→ **Supplied material**
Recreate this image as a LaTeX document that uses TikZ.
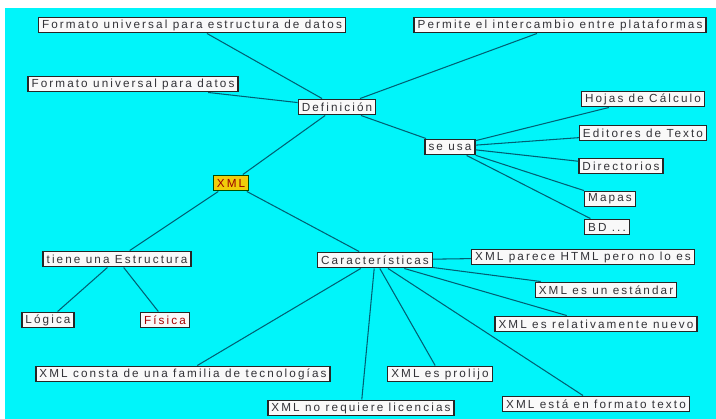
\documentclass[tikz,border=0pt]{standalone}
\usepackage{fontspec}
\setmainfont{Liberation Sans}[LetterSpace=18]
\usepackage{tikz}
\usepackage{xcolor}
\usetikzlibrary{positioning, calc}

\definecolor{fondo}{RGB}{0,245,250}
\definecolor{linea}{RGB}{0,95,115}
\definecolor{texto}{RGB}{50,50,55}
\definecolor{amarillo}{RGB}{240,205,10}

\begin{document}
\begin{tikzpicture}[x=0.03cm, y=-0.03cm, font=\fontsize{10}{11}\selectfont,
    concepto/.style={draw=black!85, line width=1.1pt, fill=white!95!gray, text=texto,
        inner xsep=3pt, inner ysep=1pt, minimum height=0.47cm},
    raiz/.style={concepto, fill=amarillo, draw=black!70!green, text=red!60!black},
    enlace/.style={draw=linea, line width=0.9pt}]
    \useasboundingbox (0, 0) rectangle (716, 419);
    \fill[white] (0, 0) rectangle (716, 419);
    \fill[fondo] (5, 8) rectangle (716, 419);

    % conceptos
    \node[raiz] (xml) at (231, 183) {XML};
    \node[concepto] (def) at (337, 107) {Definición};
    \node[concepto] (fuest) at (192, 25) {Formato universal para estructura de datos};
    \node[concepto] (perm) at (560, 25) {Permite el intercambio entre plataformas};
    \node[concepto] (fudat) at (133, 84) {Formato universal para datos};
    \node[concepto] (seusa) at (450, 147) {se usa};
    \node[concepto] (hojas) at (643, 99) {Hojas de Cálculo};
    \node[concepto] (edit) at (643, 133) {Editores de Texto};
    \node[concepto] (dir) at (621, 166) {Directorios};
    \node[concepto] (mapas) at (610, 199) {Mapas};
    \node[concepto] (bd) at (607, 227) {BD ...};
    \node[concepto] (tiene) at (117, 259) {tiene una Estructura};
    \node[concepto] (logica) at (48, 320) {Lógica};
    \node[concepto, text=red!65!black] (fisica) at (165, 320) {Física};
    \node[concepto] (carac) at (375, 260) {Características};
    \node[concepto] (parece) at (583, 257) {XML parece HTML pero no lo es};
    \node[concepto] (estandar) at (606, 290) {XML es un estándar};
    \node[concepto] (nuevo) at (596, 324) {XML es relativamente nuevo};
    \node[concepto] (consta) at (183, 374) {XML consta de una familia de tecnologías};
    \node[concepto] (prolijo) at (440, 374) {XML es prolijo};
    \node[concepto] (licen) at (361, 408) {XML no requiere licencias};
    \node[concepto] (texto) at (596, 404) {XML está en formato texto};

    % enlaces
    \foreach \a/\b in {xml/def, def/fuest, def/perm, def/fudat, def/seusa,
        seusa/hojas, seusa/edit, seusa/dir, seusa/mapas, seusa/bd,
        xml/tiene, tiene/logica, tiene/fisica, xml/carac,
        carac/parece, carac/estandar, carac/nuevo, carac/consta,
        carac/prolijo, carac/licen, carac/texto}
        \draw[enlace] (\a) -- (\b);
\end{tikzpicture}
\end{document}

---

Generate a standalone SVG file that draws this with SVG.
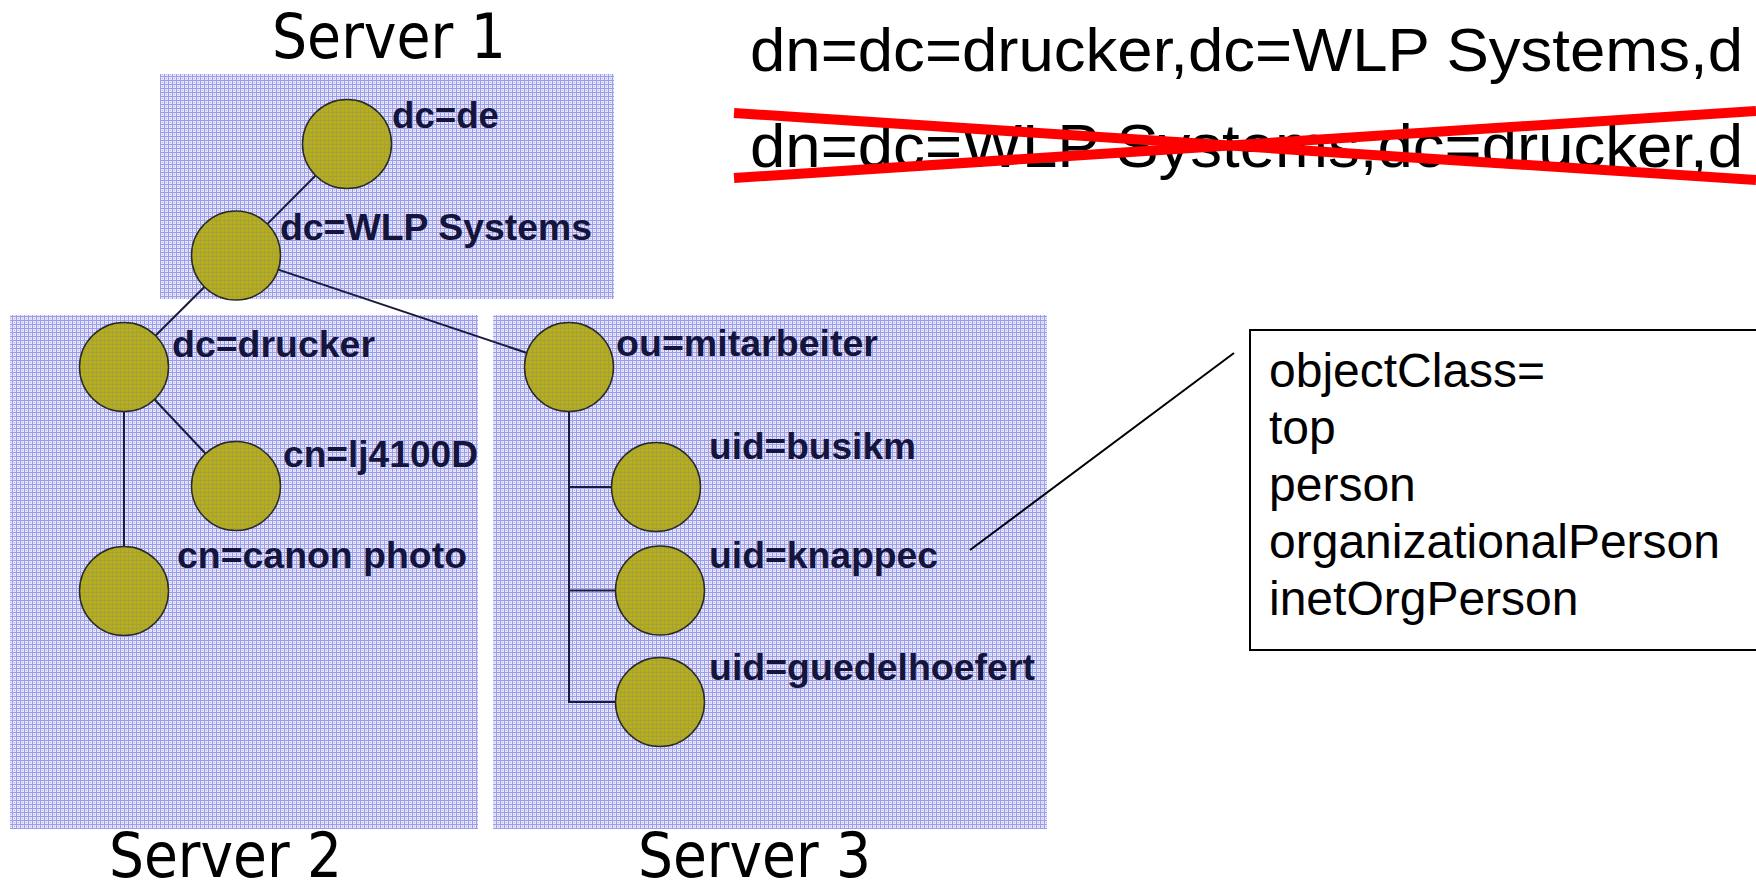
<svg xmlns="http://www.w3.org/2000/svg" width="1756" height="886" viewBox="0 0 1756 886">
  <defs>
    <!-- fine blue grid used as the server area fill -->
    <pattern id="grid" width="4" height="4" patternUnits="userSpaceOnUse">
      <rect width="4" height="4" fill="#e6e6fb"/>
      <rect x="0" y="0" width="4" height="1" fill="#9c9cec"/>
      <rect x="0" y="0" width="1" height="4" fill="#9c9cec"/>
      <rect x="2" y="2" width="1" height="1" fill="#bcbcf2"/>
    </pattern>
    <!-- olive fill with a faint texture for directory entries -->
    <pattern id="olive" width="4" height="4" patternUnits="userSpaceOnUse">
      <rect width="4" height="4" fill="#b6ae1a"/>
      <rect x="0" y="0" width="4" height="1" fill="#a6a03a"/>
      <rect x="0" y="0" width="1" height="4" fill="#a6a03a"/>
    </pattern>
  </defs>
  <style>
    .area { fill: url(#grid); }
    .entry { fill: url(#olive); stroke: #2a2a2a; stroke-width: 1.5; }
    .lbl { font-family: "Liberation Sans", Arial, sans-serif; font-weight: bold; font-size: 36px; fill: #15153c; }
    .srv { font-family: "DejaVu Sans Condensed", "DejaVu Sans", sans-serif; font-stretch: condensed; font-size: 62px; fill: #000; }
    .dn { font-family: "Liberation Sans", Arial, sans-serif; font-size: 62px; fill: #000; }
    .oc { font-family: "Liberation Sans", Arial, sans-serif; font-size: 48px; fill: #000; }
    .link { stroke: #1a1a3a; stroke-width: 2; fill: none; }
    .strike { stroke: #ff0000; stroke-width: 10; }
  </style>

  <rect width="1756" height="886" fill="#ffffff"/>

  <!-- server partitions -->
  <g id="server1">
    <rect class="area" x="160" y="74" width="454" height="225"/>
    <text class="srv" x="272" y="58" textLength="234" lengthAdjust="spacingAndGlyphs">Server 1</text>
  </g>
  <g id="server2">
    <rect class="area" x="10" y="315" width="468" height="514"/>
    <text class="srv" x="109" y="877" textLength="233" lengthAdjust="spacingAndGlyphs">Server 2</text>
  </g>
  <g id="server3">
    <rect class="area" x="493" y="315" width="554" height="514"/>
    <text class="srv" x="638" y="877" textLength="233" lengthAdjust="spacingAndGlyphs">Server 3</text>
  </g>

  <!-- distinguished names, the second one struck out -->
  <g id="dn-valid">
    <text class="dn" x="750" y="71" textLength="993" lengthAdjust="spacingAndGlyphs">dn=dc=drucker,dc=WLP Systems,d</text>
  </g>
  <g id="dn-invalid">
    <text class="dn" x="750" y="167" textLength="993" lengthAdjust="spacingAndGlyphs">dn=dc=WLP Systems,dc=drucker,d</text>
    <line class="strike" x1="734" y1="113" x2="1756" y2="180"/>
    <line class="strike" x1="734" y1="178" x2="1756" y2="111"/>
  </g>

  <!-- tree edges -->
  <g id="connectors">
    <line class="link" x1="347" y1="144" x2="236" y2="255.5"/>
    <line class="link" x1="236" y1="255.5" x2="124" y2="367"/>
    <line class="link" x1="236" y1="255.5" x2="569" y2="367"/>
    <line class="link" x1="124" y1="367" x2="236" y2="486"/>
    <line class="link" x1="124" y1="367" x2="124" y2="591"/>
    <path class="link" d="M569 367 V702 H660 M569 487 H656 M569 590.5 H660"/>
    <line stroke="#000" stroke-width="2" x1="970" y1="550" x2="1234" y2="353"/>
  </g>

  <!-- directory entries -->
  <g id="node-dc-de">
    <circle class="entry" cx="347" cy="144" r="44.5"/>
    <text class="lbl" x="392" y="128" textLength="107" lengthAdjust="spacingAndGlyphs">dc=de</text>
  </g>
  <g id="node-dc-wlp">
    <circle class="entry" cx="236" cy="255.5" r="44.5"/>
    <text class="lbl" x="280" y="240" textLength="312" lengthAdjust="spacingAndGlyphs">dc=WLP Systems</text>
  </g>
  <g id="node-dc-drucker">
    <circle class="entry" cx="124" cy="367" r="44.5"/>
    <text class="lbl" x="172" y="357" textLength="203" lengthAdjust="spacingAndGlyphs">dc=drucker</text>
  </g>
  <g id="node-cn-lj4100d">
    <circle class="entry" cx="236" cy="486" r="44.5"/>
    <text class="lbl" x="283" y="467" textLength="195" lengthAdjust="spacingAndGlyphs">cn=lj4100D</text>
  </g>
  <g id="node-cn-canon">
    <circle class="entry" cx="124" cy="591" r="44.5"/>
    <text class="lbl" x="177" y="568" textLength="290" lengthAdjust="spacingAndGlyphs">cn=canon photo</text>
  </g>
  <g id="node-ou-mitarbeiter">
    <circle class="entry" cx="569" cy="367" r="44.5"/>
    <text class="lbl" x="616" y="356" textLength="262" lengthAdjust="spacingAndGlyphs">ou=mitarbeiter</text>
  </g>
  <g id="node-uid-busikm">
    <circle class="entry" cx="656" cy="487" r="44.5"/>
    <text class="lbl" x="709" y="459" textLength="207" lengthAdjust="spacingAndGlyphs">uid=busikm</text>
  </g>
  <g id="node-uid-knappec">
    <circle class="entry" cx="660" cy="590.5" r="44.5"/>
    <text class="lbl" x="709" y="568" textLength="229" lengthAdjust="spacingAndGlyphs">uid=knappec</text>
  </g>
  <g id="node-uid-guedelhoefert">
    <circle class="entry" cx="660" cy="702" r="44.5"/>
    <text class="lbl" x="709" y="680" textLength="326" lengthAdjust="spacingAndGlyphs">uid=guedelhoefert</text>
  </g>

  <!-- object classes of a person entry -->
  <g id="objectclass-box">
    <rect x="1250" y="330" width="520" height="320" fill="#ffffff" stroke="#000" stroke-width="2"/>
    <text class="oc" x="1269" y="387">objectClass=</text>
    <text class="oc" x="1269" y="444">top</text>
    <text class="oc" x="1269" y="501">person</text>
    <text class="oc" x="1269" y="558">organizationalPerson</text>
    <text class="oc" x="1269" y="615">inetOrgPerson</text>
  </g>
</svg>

---

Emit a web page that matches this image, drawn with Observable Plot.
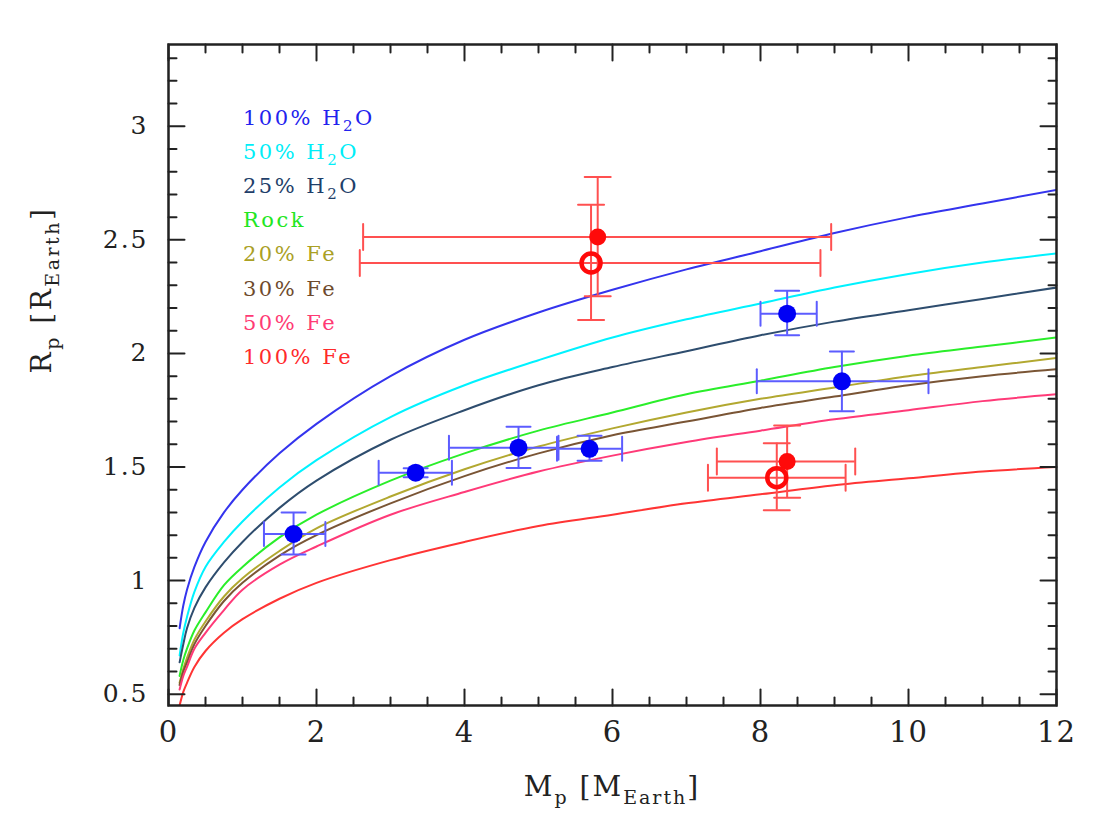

→ **Written exercise**
Determine how many lines include the string "with". Give no answer but the number.

→ **Output for this task**
3